Le comte d’Artois donna son approbation aux trois premiers de ces articles, mais il protesta contre le quatrième : « J’ai fait remarquer, écrivait-il, que cet article est capable de détruire les effets du manifeste en ce qu’il ouvre la porte à toutes les ambitions, à tous les systèmes et que, loin de rassurer les Français, il ne peut que les alarmer, puisqu’au lieu de leur rendre l’espoir de la paix, il jettera parmi eux une nouvelle pomme de discorde, qu’enfin il est dangereux en lui-même pour tous les souverains, puisqu’il consacre le premier de tous les principes révolutionnaires, savoir le droit des peuples à l’insurrection pour changer la forme de leur gouvernement.» Le comte d’Artois affirmait donc que les puissances devaient, dans leur intérêt comme dans celui du roi, exprimer l’intention positive de rétablir la monarchie et le « légitime monarque. » Mais le cabinet anglais, qui, malgré les assurances contraires, ne voulait pas s’engager envers les Bourbons, objectait qu’il n’amènerait jamais l’Autriche à s’associer à un tel langage et il soutenait avec énergie sa formule comme la meilleure. Le comte d’Artois ne parvint pas à en avoir raison[1].
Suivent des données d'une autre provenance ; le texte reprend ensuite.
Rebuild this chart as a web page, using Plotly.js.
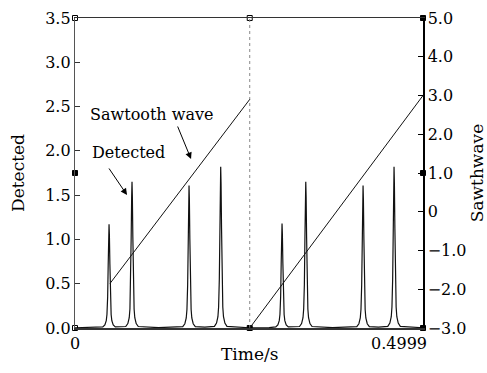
<!DOCTYPE html>
<html>
<head>
<meta charset="utf-8">
<script src="https://cdn.plot.ly/plotly-3.0.1.min.js"></script>
<style>html,body{margin:0;padding:0;background:#fff;}#chart{width:487px;height:373px;}</style>
</head>
<body>
<div id="chart"></div>
<script>
// Detected signal (left axis), time in s
const detTime = [
  0.0000, 0.0300,
  0.0399,0.0429,0.0449,0.0459,0.0469,0.0477,0.0484,0.0489,0.0494,0.0501,0.0509,0.0519,0.0529,0.0549,0.0579,
  0.0654,
  0.0729,0.0759,0.0779,0.0789,0.0799,0.0807,0.0814,0.0819,0.0824,0.0831,0.0839,0.0849,0.0859,0.0879,0.0909,
  0.1200,
  0.1548,0.1578,0.1598,0.1608,0.1618,0.1626,0.1633,0.1638,0.1643,0.1650,0.1658,0.1668,0.1678,0.1698,0.1728,
  0.1865,
  0.2003,0.2033,0.2053,0.2063,0.2073,0.2081,0.2088,0.2093,0.2098,0.2105,0.2113,0.2123,0.2133,0.2153,0.2183,
  0.2500, 0.2790,
  0.2884,0.2914,0.2934,0.2944,0.2954,0.2962,0.2969,0.2974,0.2979,0.2986,0.2994,0.3004,0.3014,0.3034,0.3064,
  0.3145,
  0.3225,0.3255,0.3275,0.3285,0.3295,0.3303,0.3310,0.3315,0.3320,0.3327,0.3335,0.3345,0.3355,0.3375,0.3405,
  0.3700,
  0.4048,0.4078,0.4098,0.4108,0.4118,0.4126,0.4133,0.4138,0.4143,0.4150,0.4158,0.4168,0.4178,0.4198,0.4228,
  0.4360,
  0.4493,0.4523,0.4543,0.4553,0.4563,0.4571,0.4578,0.4583,0.4588,0.4595,0.4603,0.4613,0.4623,0.4643,0.4673,
  0.4999
];
const detValue = [
  0.003, 0.004,
  0.012,0.035,0.082,0.152,0.351,0.725,1.053,1.170,1.053,0.725,0.351,0.152,0.082,0.035,0.012,
  0.012,
  0.017,0.050,0.116,0.215,0.495,1.023,1.485,1.650,1.485,1.023,0.495,0.215,0.116,0.050,0.017,
  0.004,
  0.016,0.048,0.113,0.209,0.483,0.998,1.449,1.610,1.449,0.998,0.483,0.209,0.113,0.048,0.016,
  0.010,
  0.018,0.055,0.127,0.237,0.546,1.128,1.638,1.820,1.638,1.128,0.546,0.237,0.127,0.055,0.018,
  0.003, 0.004,
  0.012,0.035,0.083,0.153,0.354,0.732,1.062,1.180,1.062,0.732,0.354,0.153,0.083,0.035,0.012,
  0.012,
  0.017,0.050,0.116,0.215,0.495,1.023,1.485,1.650,1.485,1.023,0.495,0.215,0.116,0.050,0.017,
  0.004,
  0.016,0.048,0.113,0.209,0.483,0.998,1.449,1.610,1.449,0.998,0.483,0.209,0.113,0.048,0.016,
  0.010,
  0.018,0.055,0.127,0.237,0.546,1.128,1.638,1.820,1.638,1.128,0.546,0.237,0.127,0.055,0.018,
  0.003
];

// Sawtooth wave (right axis)
const sawTime1 = [0.0503, 0.2510];
const sawValue1 = [-1.85, 2.90];
const sawTime2 = [0.2510, 0.4999];
const sawValue2 = [-3.0, 3.0];
const dropTime = [0.2510, 0.2510];
const dropValue = [-3.0, 5.0];

// Small handle markers seen on the frame
const handleTime = [0, 0, 0.2510, 0.2510, 0, 0.4999, 0.4999, 0.4999];
const handleValue = [0, 3.5, 3.5, 0, 1.75, 3.5, 0, 1.75];
const handleSymbol = ['square-open','square-open','square-open','square','square','square','square','square'];

// Tick labels
const leftTicks = [0, 0.5, 1.0, 1.5, 2.0, 2.5, 3.0, 3.5];
const rightTicks = [-3, -2, -1, 0, 1, 2, 3, 4, 5];
const rightTickText = ['\u22123.0','\u22122.0','\u22121.0','0','1.0','2.0','3.0','4.0','5.0'];
const xTickVals = [0];
const xTickText = ['0'];
const xEndLabel = '0.4999';

const FONT = 'DejaVu Serif';

const traces = [
  {x: dropTime, y: dropValue, yaxis: 'y2', mode: 'lines', line: {color: '#888', width: 1, dash: 'dot'}, hoverinfo: 'skip'},
  {x: detTime, y: detValue, mode: 'lines', line: {color: '#111', width: 1.2}},
  {x: sawTime1, y: sawValue1, yaxis: 'y2', mode: 'lines', line: {color: '#111', width: 1}},
  {x: sawTime2, y: sawValue2, yaxis: 'y2', mode: 'lines', line: {color: '#111', width: 1}},
  {x: handleTime, y: handleValue, mode: 'markers', cliponaxis: false,
   marker: {symbol: handleSymbol, size: 5, color: '#000', line: {color: '#000', width: 1}}}
];

const layout = {
  width: 487, height: 373,
  margin: {l: 75, r: 64, t: 18, b: 45, pad: 0},
  paper_bgcolor: '#fff', plot_bgcolor: '#fff',
  showlegend: false,
  font: {family: FONT, size: 16, color: '#000'},
  xaxis: {
    range: [0, 0.4999], showgrid: false, zeroline: false,
    showline: true, mirror: true, linecolor: '#333', linewidth: 1.5,
    ticks: '', tickvals: xTickVals, ticktext: xTickText,
    tickfont: {family: FONT, size: 16}
  },
  yaxis: {
    range: [0, 3.5], showgrid: false, zeroline: false,
    showline: true, linecolor: '#555', linewidth: 1.2,
    ticks: 'inside', ticklen: 5, tickcolor: '#333',
    tickvals: leftTicks, tickformat: '.1f',
    tickfont: {family: FONT, size: 16},
    title: {text: 'Detected', font: {family: FONT, size: 17}, standoff: 16}
  },
  yaxis2: {
    range: [-3, 5], overlaying: 'y', side: 'right', showgrid: false, zeroline: false,
    showline: true, linecolor: '#000', linewidth: 1.5,
    ticks: 'inside', ticklen: 5, tickcolor: '#000',
    tickvals: rightTicks, ticktext: rightTickText,
    tickfont: {family: FONT, size: 16},
    title: {text: 'Sawthwave', font: {family: FONT, size: 17}, standoff: 8}
  },
  annotations: [
    {xref: 'paper', yref: 'paper', x: 0.5, y: 0, xanchor: 'center', yanchor: 'middle', yshift: -26,
     text: 'Time/s', showarrow: false, font: {family: FONT, size: 17}},
    {xref: 'paper', yref: 'paper', x: 1, y: 0, xanchor: 'right', yanchor: 'top', xshift: 6, yshift: -4,
     text: xEndLabel, showarrow: false, font: {family: FONT, size: 16}},
    {x: 0.0187, y: 2.405, xanchor: 'left', yanchor: 'middle', text: 'Sawtooth wave', showarrow: false,
     font: {family: FONT, size: 16}},
    {x: 0.0216, y: 1.976, xanchor: 'left', yanchor: 'middle', text: 'Detected', showarrow: false,
     font: {family: FONT, size: 16}},
    {x: 0.1667, y: 1.908, text: '', showarrow: true, ax: -14, ay: -34,
     arrowhead: 2, arrowsize: 1.3, arrowwidth: 1, arrowcolor: '#000'},
    {x: 0.0747, y: 1.502, text: '', showarrow: true, ax: -19, ay: -28,
     arrowhead: 2, arrowsize: 1.3, arrowwidth: 1, arrowcolor: '#000'}
  ]
};

Plotly.newPlot('chart', traces, layout, {displayModeBar: false, staticPlot: true});
</script>
</body>
</html>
A Vienne, les démarches faites par l’agent du roi, La Fare, évêque de Nancy, auprès du baron de Thugut, n’étaient pas couronnées de plus de succès. Aux premières ouvertures de La Fare touchant la nécessité d’un manifeste, le ministre impérial répondit durement « et même avec humeur. » Il mit en doute l’attachement des Français pour leur roi légitime. Il déclara qu’une proclamation des alliés, loin de produire l’effet qu’en attendait « M. le comte de l’Isle, » fournirait aux républicains l’occasion de lever une armée redoutable. Quant à la reconnaissance du roi, elle ne pouvait résulter que d’une démarche de l’empereur de Russie auprès des cours. Et comme La Fare objectait que l’exemple donné par Paul Ier équivalait à la plus significative des démarches, Thugut répliqua : « Que Louis XVIII demande à l’empereur Paul de le mettre k la tête d’une armée imposante et de se présenter en cet état à la France. Alors, il sera temps de le reconnaître ; alors l’empereur François approuvera tout

  1. Il retourna à Edimbourg si découragé qu’au lieu d’envoyer à son frère la relation de son voyage, il se contenta de lui écrire qu’il la lui enverrait prochainement. Le roi se plaignit de ce qu’il appelait des réticences et demanda des explications qu’il reçut peu après.